India has sought to limit abusive patenting by not giving patents to companies that have made small changes to an existing drug that do not improve its therapeutic effect. But the EC is now seeking to remove to undermine this policy through the FTA. 

DE is specifically targeted at undermining India’s patent law. Claiming that harm will be limited because DE can be lifted if a compulsory license is issued ignores the fact that DE would have the greatest adverse impact in cases where there are NO patents on a medicine.

The EC continues to claim it respects the Doha Declaration on Public Health, which allows the use of TRIPS flexibilities, but this is meaningless rhetoric given the TRIPS-Plus provisions that the EC continues to demand. 

WHAT THE EC NEEDS TO DO: Stop pushing DE in the EU-India FTA.  Stop giving the misleading impression that access to medicines is only dependent on the use of compulsory licenses and  stop undermining the right under TRIPS for countries to set own patent criteria.

SPIN: The EC says it is working to promote access to medicines in developing countries.

TRUTH: Yes, the EC is involved in a number of important initiatives, not least providing support to the Global Fund for AIDS, TB and Malaria (GFATM), and financing research and development globally. But the trade policies being pursued by the EC through the FTA and ACTA will entirely undermine the impact of these other initiatives. 

Donor-funded treatment initiatives such as the Global Fund are dependent upon access to affordable generic medicines. A recent study in the Journal of the International AIDS Society finds that since 2003, 80 percent of donor-funded HIV medicines purchased for developing countries were supplied by Indian generic manufacturers.[15]  Given the funding shortfall resulting from the latest GFATM replenishment round, there is a genuine fear that donor-funded programs may not be able to maintain their current levels of treatment for 5.2 million people who are currently receiving care, let alone expand access to the nearly 10 million people still on the waiting list who will die without access in the next two to three years. 

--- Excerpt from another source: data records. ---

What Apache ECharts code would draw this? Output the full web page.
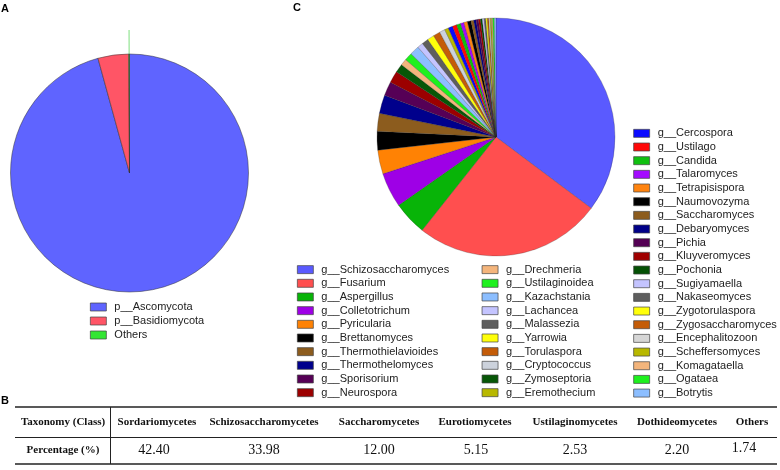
<!DOCTYPE html>
<html><head><meta charset="utf-8">
<script src="https://cdn.jsdelivr.net/npm/echarts@6/dist/echarts.min.js"></script>
<style>html,body{margin:0;padding:0;background:#fff}#c{width:780px;height:470px}</style>
</head><body><div id="c"></div>
<script>
// ---- Data ----
const phylumNames = ['p__Ascomycota', 'p__Basidiomycota', 'Others'];
const phylumValues = [95.73, 4.17, 0.10];

const genusNames = [
  'g__Schizosaccharomyces','g__Fusarium','g__Aspergillus','g__Colletotrichum','g__Pyricularia',
  'g__Brettanomyces','g__Thermothielavioides','g__Thermothelomyces','g__Sporisorium','g__Neurospora',
  'g__Zymoseptoria','g__Drechmeria','g__Ustilaginoidea','g__Kazachstania','g__Lachancea',
  'g__Malassezia','g__Yarrowia','g__Torulaspora','g__Cryptococcus','g__Eremothecium',
  'g__Cercospora','g__Ustilago','g__Candida','g__Talaromyces','g__Tetrapisispora',
  'g__Naumovozyma','g__Saccharomyces','g__Debaryomyces','g__Pichia','g__Kluyveromyces',
  'g__Pochonia','g__Sugiyamaella','g__Nakaseomyces','g__Zygotorulaspora','g__Zygosaccharomyces',
  'g__Encephalitozoon','g__Scheffersomyces','g__Komagataella','g__Ogataea','g__Botrytis'
];
const genusValues = [
  35.28, 25.47, 4.61, 4.72, 3.25,
  2.53, 2.44, 2.50, 1.92, 1.61,
  1.17, 0.89, 1.06, 1.28, 0.78,
  0.89, 0.94, 0.94, 0.75, 0.53,
  0.61, 0.58, 0.56, 0.47, 0.47,
  0.50, 0.36, 0.33, 0.31, 0.28,
  0.25, 0.25, 0.22, 0.22, 0.19,
  0.19, 0.17, 0.17, 0.22, 0.22
];
const legendCol1 = ['g__Schizosaccharomyces','g__Fusarium','g__Aspergillus','g__Colletotrichum','g__Pyricularia','g__Brettanomyces','g__Thermothielavioides','g__Thermothelomyces','g__Sporisorium','g__Neurospora'];
const legendCol2 = ['g__Drechmeria','g__Ustilaginoidea','g__Kazachstania','g__Lachancea','g__Malassezia','g__Yarrowia','g__Torulaspora','g__Cryptococcus','g__Zymoseptoria','g__Eremothecium'];
const legendCol3 = ['g__Cercospora','g__Ustilago','g__Candida','g__Talaromyces','g__Tetrapisispora','g__Naumovozyma','g__Saccharomyces','g__Debaryomyces','g__Pichia','g__Kluyveromyces','g__Pochonia','g__Sugiyamaella','g__Nakaseomyces','g__Zygotorulaspora','g__Zygosaccharomyces','g__Encephalitozoon','g__Scheffersomyces','g__Komagataella','g__Ogataea','g__Botrytis'];

const tableRowHeader = ['Taxonomy (Class)', 'Percentage (%)'];
const classNames = ['Sordariomycetes','Schizosaccharomycetes','Saccharomycetes','Eurotiomycetes','Ustilaginomycetes','Dothideomycetes','Others'];
const classPercent = ['42.40','33.98','12.00','5.15','2.53','2.20','1.74'];

// ---- Styles ----
const phylumColors = {'p__Ascomycota':'#5f64ff','p__Basidiomycota':'#ff5566','Others':'#33e633'};
const genusColors = {
  'g__Schizosaccharomyces':'#5a5aff','g__Fusarium':'#ff4f4f','g__Aspergillus':'#08b408','g__Colletotrichum':'#9e00e6','g__Pyricularia':'#ff8204',
  'g__Brettanomyces':'#000000','g__Thermothielavioides':'#8c5c1e','g__Thermothelomyces':'#00008c','g__Sporisorium':'#560056','g__Neurospora':'#9c0000',
  'g__Zymoseptoria':'#075707','g__Drechmeria':'#f4b57c','g__Ustilaginoidea':'#1ef01e','g__Kazachstania':'#8cbeff','g__Lachancea':'#c4c4ff',
  'g__Malassezia':'#5e5e5e','g__Yarrowia':'#ffff0a','g__Torulaspora':'#c45c08','g__Cryptococcus':'#ccd2dc','g__Eremothecium':'#b8b800',
  'g__Cercospora':'#0a0aff','g__Ustilago':'#ff0808','g__Candida':'#10c010','g__Talaromyces':'#a40aff','g__Tetrapisispora':'#ff8410',
  'g__Naumovozyma':'#000000','g__Saccharomyces':'#8c5c1e','g__Debaryomyces':'#000088','g__Pichia':'#540054','g__Kluyveromyces':'#a00000',
  'g__Pochonia':'#045004','g__Sugiyamaella':'#c4c4ff','g__Nakaseomyces':'#5e5e5e','g__Zygotorulaspora':'#ffff0a','g__Zygosaccharomyces':'#c45c08',
  'g__Encephalitozoon':'#d6d6d6','g__Scheffersomyces':'#b8b800','g__Komagataella':'#f4b57c','g__Ogataea':'#1ef01e','g__Botrytis':'#8cbeff'
};

const chart = echarts.init(document.getElementById('c'), null, {renderer:'canvas'});

const legendText = {fontFamily:'Liberation Sans, Arial, sans-serif', fontSize:11, color:'#222', lineHeight:13.67, padding:[0,0,0,3]};
const legendItem = {borderColor:'#444', borderWidth:0.7};
function mkLegend(data, left, top, lh) {
  return {
    data: data, orient:'vertical', left:left, top:top, padding:0,
    itemWidth:16, itemHeight:8, itemGap:0, icon:'rect', selectedMode:false,
    itemStyle: legendItem,
    textStyle: Object.assign({}, legendText, {lineHeight: lh})
  };
}

// table graphic
const colCentersHeader = [63,157,264,379,475,575,677,752];
const colCentersValue  = [63,154,264,379,476,575,677,744];
const headerY = 422.5, valueY = 450;
const graphics = [];
const lineStyle = {stroke:'#222'};
graphics.push({type:'line', shape:{x1:15,y1:407,x2:777,y2:407}, style:{stroke:'#222', lineWidth:1.5}});
graphics.push({type:'line', shape:{x1:15,y1:437.5,x2:777,y2:437.5}, style:{stroke:'#222', lineWidth:1}});
graphics.push({type:'line', shape:{x1:15,y1:464,x2:777,y2:464}, style:{stroke:'#222', lineWidth:1.5}});
graphics.push({type:'line', shape:{x1:110.5,y1:407,x2:110.5,y2:464}, style:{stroke:'#222', lineWidth:1}});
const headerRow = [tableRowHeader[0]].concat(classNames);
const valueRow = [tableRowHeader[1]].concat(classPercent);
headerRow.forEach((t,i)=>graphics.push({type:'text', x:colCentersHeader[i], y:headerY,
  style:{text:t, fill:'#111', font:'bold 11px "Liberation Serif", "Times New Roman", serif', textAlign:'center', textVerticalAlign:'middle'}}));
valueRow.forEach((t,i)=>graphics.push({type:'text', x:colCentersValue[i], y:valueY - (i===7?2:0),
  style:{text:t, fill:'#111', font:(i===0?'bold 11px':'14px')+' "Liberation Serif", "Times New Roman", serif', textAlign:'center', textVerticalAlign:'middle'}}));

const titleStyle = {fontFamily:'Liberation Sans, Arial, sans-serif', fontSize:11, fontWeight:'bold', color:'#000'};

chart.setOption({
  animation:false,
  backgroundColor:'#fff',
  title:[
    {text:'A', left:1, top:3, padding:0, textStyle:titleStyle},
    {text:'C', left:293, top:2, padding:0, textStyle:titleStyle},
    {text:'B', left:1, top:395, padding:0, textStyle:titleStyle}
  ],
  legend:[
    mkLegend(phylumNames, 90, 300, 14),
    mkLegend(legendCol1, 297, 262.8, 13.67),
    mkLegend(legendCol2, 481.7, 262.8, 13.67),
    mkLegend(legendCol3, 633.3, 126.5, 13.67)
  ],
  graphic: graphics,
  series:[
    {
      type:'pie', center:[129.5,173], radius:[0,119], startAngle:90, clockwise:true,
      avoidLabelOverlap:false, minAngle:0, silent:true,
      itemStyle:{borderColor:'#333', borderWidth:0.5},
      label:{show:false},
      labelLine:{show:false},
      data: phylumNames.map((n,i)=>({name:n, value:phylumValues[i], itemStyle:{color:phylumColors[n]},
        label: n==='Others' ? {show:true, formatter:' ', position:'outside', fontSize:1} : {show:false},
        labelLine: n==='Others' ? {show:true, length:24, length2:0, lineStyle:{color:'#7ee07e', width:1}} : {show:false}
      }))
    },
    {
      type:'pie', center:[496,137], radius:[0,119], startAngle:90, clockwise:true,
      avoidLabelOverlap:false, silent:true,
      itemStyle:{borderColor:'rgba(40,40,40,0.6)', borderWidth:0.4},
      label:{show:false}, labelLine:{show:false},
      data: genusNames.map((n,i)=>({name:n, value:genusValues[i], itemStyle:{color:genusColors[n]}}))
    }
  ]
});
</script></body></html>
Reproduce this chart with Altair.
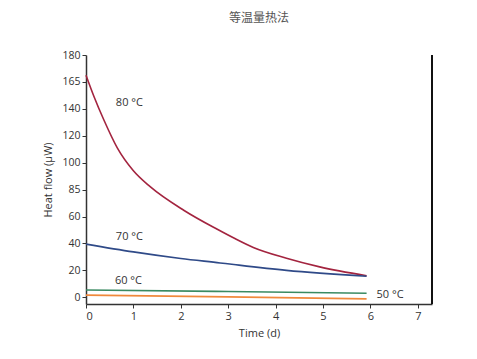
import altair as alt
import pandas as pd

# 80 °C curve
t80 = [0.0, 0.17, 0.38, 0.66, 1.0, 1.36, 2.07, 2.77, 3.12, 3.53, 4.23, 4.93, 5.92]
h80 = [165, 149, 131.5, 111, 94, 82, 64.5, 50.5, 44, 37, 29, 22.6, 16]
# 70 °C
t70 = [0.0, 1.0, 2.0, 2.83, 3.12, 4.23, 5.92]
h70 = [39.5, 33.7, 28.8, 25.5, 24.3, 20, 15.6]
# 60 °C
t60 = [0.0, 3.0, 5.92]
h60 = [5.4, 4.3, 3.0]
# 50 °C
t50 = [0.0, 3.0, 5.92]
h50 = [1.6, 0.3, -1.2]

series = ["80", "70", "60", "50"]
colors = ["#a3243f", "#2f4a88", "#3a8a62", "#f0893b"]

rows = []
for name, ts, hs in [("80", t80, h80), ("70", t70, h70), ("60", t60, h60), ("50", t50, h50)]:
    for t, h in zip(ts, hs):
        rows.append({"series": name, "t": t, "h": h})
df = pd.DataFrame(rows)

lab_text = ["80 °C", "70 °C", "60 °C", "50 °C"]
lab_t = [0.63, 0.63, 0.61, 6.13]
lab_h = [144, 45, 12, 1.5]
labels = pd.DataFrame({"text": lab_text, "t": lab_t, "h": lab_h})

x_ticks = [0, 1, 2, 3, 4, 5, 6, 7]
y_ticks = [0, 20, 40, 60, 80, 100, 120, 140, 160, 180]

font = "Open Sans"
xscale = alt.Scale(domain=[0, 7.3], nice=False, zero=False)
yscale = alt.Scale(domain=[-5, 180], nice=False, zero=False)

xaxis = alt.Axis(values=x_ticks, grid=False, domainColor="#333",
                 domainWidth=1.5, tickColor="#333", tickSize=4,
                 labelOverlap=False,
                 labelFontSize=11, titleFontSize=11, labelColor="#333",
                 titleColor="#333", labelFont=font, titleFont=font,
                 titleFontWeight="normal", titlePadding=6)
yaxis = alt.Axis(values=y_ticks, grid=False, domainColor="#333",
                 domainWidth=1.5, tickColor="#333", tickSize=4,
                 labelOverlap=False,
                 labelExpr="datum.value == 160 ? '165' : datum.value == 80 ? '85' : datum.label",
                 labelFontSize=10.5, titleFontSize=11, labelColor="#333",
                 titleColor="#333", labelFont=font, titleFont=font,
                 titleFontWeight="normal", titlePadding=8)

lines = alt.Chart(df).mark_line(strokeWidth=1.6, interpolate="monotone").encode(
    x=alt.X("t:Q", scale=xscale, title="Time (d)", axis=xaxis),
    y=alt.Y("h:Q", scale=yscale, title="Heat flow (µW)", axis=yaxis),
    color=alt.Color("series:N", scale=alt.Scale(domain=series, range=colors), legend=None),
    detail="series:N",
)

text = alt.Chart(labels).mark_text(align="left", baseline="middle", fontSize=11,
                                   font=font, color="#333").encode(
    x=alt.X("t:Q", scale=xscale, title="Time (d)", axis=xaxis),
    y=alt.Y("h:Q", scale=yscale, title="Heat flow (µW)", axis=yaxis),
    text="text:N")

border = alt.Chart(pd.DataFrame({"a": [0]})).mark_rule(color="#111", strokeWidth=2).encode(
    x=alt.value(346), y=alt.value(0), y2=alt.value(249))

chart = alt.layer(lines, text, border).properties(
    width=346, height=249,
    title=alt.TitleParams("等温量热法", fontSize=12, font="Noto Sans CJK SC",
                          color="#555", fontWeight="normal", offset=25, anchor="middle"),
    autosize=alt.AutoSizeParams(type="none"),
    padding={"left": 78, "top": 47, "right": 20, "bottom": 40},
).configure_view(stroke=None)

chart.save("out.html", embed_options={"renderer": "svg", "actions": False})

WHAT THE EC NEEDS TO DO: The EC must stop undermining the very industry that, by providing quality medicines at an affordable cost, makes the global health initiatives the EC supports viable.

 

[2]World Health Organization, (2004). Multisource (generic) pharmaceutical products: guidelines on registration requirements to establish interchangeability. Geneva. http://www.who.int/medicines/services/expertcommittees/pharmprep/QAS04_093Rev4_final.pdf

[3]Oxfam, (2007): All costs, no benefits: how TRIPS-plus intellectual property rules in the US-Jordan FTA affect access to medicines.

[4]Oxfam and Health Action International, (2009), "Trading away access to medicines. How the European Union’s trade agenda has taken the wrong turn."

[5]European Parliament resolution of 12 July 2007 on the TRIPS Agreement and access to medicines.

[6]Letter from Netherlands Ministry of Finance to Health Action International. 7 May 2009. 

[7]Uruguay: Philip Morris files first-known investment treaty claim against tobacco regulations. March 3, 2010.

[8]The Use of Flexibilities in TRIPS.  Musungu S, South Centre, and Oh C, World Health Organization.  p65

[9]WHO Commission on Intellectual Property Rights, Innovation and Public Health (2006). Public health, innovation and intellectual property rights: report of the Commission on Intellectual Property Rights, Innovation and Public Health. WHO, Geneva. Available here.

[10]Correa C (2002). Protection of Data Submitted for the Registration of Pharmaceuticals: Implementing the Standards of the TRIPS Agreement. South Centre. Available here.

[11]Anti-Counterfeiting Trade Agreement. Informal Predecisional/Deliberative Draft: 2 October 2010.

[15]Waning, Diedrichsen and Moon, (2010), ‘A lifeline to treatment: the role of Indian generic manufacturers in supplying antiretroviral medicines to developing countries’, Journal of the International AIDS Society.